Date:
18 March 2022
Author:
Paul Morriss

Drupal Meetup March

Our March Meetup focused on two presentations on:

  • Ignition Error Pages module and the Documentation Generator module

  • Backdrop as an alternative CMS for Drupal 7 sites

This was followed by short discussion on the possibility of a ‘hybrid’ Meetup with some people meeting in-person and others dialling in. 

Ignition Error Pages and Documentation Generator modules

Gaurav Kapoor is a senior Drupal engineer at Axelerant. At our March Meetup he spoke about two contributed modules, Ignition Error Pages and Documentation Generator.

The Ignition Error Pages module integrates Ignition with Drupal to make error pages look beautiful. At the moment, it only works with Drupal 10 due to dependence on Symfony 5.

The Documentation Generator module can be used as part of a site handover, or more generally to find out more about a Drupal site. The module was originally set up as a sandbox module, however Gaurav took it on as the maintainer. It provides documentation in one page that can be exported to MS Word or PDF. It includes quite a few filters so you can choose what gets generated in the documentation. 

Backdrop for Drupal 7 sites

The second presentation was from Greg Netsas, a Drupal developer at Salsa. Greg introduced Backdrop CMS as an affordable open-source solution for SMEs, not-for-profit and the education sector. Backdrop CMS was forked from the Drupal codebase in 2013, before the introduction of the dependency on Symfony with Drupal 8 and newer versions, so it’s more similar to Drupal 7. The first release was in 2015, and it follows a 4-month release cycle, with 21 minor releases since. Each minor release adds new features and improves the user interface and experience. It’s now being used as a solution for Drupal 7 sites that are nearing end-of-life but can’t be migrated to Drupal 9 either because of the complexity or, most commonly, because of budget restrictions.

Backdrop values the needs of the editor and architect over the needs of the developer, and the needs of the contrib developer over the needs of the core developer. The project principles are:

  • Easier upgrades — Backwards compatibility is important

  • Simple — Write code for the majority

  • Focus — Include features for the majority

  • Extensible — Ensure Backdrop can be extended

  • Secure — Keep sites and people safe

  • Performance — Meet low system requirements

  • Release on time — Plan and schedule releases

  • Freedom — Remain free and open source

Greg also talked about the collaboration between the Drupal Security Team and the Backdrop Security Team for security releases that affect both projects, and he showed us some interesting stats on the size of the Backdrop community.
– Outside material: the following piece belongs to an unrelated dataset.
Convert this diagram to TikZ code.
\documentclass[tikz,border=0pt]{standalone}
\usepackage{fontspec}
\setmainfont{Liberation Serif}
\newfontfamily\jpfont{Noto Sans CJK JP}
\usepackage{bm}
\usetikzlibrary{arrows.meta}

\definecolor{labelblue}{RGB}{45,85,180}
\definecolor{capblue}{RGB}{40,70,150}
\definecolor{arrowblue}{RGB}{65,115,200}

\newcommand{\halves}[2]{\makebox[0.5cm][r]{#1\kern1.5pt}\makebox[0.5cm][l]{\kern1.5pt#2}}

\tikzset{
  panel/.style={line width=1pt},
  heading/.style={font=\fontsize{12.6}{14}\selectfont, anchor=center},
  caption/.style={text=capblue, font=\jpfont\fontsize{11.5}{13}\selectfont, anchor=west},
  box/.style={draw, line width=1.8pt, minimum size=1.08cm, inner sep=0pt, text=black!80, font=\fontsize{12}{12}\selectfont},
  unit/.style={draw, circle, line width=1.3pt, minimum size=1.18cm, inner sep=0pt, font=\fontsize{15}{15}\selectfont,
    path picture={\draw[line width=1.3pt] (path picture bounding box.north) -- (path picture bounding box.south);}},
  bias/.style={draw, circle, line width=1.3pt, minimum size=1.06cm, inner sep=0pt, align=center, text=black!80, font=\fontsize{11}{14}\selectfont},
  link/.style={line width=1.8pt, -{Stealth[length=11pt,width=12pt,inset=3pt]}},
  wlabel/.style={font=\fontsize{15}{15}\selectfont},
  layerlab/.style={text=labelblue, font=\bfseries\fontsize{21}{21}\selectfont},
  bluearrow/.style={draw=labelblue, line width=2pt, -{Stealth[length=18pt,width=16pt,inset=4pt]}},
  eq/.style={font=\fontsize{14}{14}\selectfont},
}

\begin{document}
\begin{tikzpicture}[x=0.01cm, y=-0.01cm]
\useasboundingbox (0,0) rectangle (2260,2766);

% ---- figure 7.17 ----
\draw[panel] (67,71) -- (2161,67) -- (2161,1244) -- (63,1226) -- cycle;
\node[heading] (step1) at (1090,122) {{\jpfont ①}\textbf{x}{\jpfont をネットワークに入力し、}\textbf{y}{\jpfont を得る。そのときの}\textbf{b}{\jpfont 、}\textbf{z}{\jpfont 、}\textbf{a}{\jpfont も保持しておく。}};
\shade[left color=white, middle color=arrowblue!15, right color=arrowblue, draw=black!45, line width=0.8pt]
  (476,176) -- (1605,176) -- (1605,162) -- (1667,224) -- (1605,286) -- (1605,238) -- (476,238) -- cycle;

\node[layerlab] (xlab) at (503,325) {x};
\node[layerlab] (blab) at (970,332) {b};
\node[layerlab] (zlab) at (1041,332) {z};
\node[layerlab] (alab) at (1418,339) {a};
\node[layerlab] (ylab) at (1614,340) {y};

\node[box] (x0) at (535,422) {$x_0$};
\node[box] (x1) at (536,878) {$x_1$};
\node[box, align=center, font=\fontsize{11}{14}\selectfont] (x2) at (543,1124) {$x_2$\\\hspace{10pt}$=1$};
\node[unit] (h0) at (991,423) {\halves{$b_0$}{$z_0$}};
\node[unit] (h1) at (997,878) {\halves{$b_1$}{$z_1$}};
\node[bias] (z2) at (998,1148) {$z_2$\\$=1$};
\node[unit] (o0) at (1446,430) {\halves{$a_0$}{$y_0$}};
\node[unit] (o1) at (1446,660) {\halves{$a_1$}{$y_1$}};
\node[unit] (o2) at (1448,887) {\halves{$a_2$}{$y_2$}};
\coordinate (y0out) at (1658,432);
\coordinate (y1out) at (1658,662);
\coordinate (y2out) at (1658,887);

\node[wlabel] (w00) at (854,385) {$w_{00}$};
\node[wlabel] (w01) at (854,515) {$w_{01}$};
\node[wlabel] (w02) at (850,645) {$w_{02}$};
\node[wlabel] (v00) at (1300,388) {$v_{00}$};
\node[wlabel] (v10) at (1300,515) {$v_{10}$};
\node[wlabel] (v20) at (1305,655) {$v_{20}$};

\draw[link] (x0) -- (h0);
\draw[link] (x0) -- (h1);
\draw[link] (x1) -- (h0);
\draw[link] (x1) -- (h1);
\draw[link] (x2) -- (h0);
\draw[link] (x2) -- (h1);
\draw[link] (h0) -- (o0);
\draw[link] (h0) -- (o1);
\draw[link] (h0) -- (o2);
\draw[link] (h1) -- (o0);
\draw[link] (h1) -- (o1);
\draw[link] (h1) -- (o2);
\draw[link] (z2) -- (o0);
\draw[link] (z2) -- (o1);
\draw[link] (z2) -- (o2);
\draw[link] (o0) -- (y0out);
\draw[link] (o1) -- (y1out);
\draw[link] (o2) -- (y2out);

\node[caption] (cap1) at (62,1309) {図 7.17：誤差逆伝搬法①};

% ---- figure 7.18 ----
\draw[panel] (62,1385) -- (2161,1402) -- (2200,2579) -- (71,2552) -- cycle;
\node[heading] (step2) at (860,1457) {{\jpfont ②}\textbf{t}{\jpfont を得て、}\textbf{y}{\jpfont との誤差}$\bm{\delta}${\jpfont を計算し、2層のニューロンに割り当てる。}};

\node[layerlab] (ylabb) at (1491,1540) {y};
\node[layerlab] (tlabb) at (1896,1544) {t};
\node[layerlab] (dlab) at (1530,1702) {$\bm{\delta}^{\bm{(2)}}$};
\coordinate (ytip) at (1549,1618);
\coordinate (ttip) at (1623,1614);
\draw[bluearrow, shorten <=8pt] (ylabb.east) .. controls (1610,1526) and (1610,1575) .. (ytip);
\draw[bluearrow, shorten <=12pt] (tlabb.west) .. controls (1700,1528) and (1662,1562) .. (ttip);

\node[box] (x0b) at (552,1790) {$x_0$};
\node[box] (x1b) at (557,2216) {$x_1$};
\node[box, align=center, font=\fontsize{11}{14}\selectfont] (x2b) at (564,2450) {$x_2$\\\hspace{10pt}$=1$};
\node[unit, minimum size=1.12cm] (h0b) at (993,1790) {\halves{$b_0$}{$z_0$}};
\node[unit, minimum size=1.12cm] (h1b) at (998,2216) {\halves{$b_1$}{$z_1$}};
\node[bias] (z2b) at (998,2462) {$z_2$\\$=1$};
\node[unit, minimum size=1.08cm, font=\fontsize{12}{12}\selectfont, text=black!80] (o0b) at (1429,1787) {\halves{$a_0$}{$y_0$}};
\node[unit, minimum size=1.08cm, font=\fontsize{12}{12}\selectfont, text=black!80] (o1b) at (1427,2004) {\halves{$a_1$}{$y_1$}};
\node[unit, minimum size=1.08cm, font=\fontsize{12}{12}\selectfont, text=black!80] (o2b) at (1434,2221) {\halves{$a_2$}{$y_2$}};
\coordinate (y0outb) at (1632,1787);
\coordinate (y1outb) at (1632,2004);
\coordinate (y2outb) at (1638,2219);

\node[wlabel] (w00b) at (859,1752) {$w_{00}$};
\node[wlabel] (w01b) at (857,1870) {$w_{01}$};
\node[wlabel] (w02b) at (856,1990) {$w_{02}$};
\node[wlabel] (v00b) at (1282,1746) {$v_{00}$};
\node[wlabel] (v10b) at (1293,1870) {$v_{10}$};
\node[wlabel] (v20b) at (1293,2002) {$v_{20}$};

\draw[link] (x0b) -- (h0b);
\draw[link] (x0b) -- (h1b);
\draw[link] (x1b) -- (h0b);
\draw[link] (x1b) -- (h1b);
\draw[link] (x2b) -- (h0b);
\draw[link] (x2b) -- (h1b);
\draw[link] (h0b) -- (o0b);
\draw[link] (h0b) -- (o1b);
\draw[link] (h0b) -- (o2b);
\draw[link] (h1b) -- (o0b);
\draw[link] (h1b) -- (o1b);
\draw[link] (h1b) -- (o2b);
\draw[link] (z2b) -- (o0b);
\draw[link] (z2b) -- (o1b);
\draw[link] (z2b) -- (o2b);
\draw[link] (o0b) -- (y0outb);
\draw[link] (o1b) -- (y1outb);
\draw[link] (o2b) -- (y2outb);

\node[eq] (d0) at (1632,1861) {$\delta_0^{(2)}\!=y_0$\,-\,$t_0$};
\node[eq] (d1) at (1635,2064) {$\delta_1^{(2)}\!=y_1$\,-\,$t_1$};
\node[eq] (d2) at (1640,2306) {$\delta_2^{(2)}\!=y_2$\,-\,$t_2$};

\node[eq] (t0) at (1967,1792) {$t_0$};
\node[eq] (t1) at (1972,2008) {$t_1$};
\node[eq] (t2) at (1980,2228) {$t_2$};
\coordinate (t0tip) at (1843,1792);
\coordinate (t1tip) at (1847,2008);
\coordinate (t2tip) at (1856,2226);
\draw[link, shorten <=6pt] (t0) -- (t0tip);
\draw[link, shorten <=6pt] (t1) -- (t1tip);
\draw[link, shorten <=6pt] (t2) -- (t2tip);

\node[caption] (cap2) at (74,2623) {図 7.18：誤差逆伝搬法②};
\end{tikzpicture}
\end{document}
Interesting recent fact: Stanford University in the US has upgraded two of its high-profile sites from Drupal 7 to Backdrop CMS. The upgraded sites went live back in January, but it was only shortly after Greg’s presentation that there was an official announcement by the team of developers that look after those sites. They said: “Our total cost was less than 20% of the cost to rebuild (in Drupal 9).”

If you want to see what Backdrop looks like and try its user interface, you can spin up a sandbox (it only takes about 1 min and the sandboxes only last for 24hrs).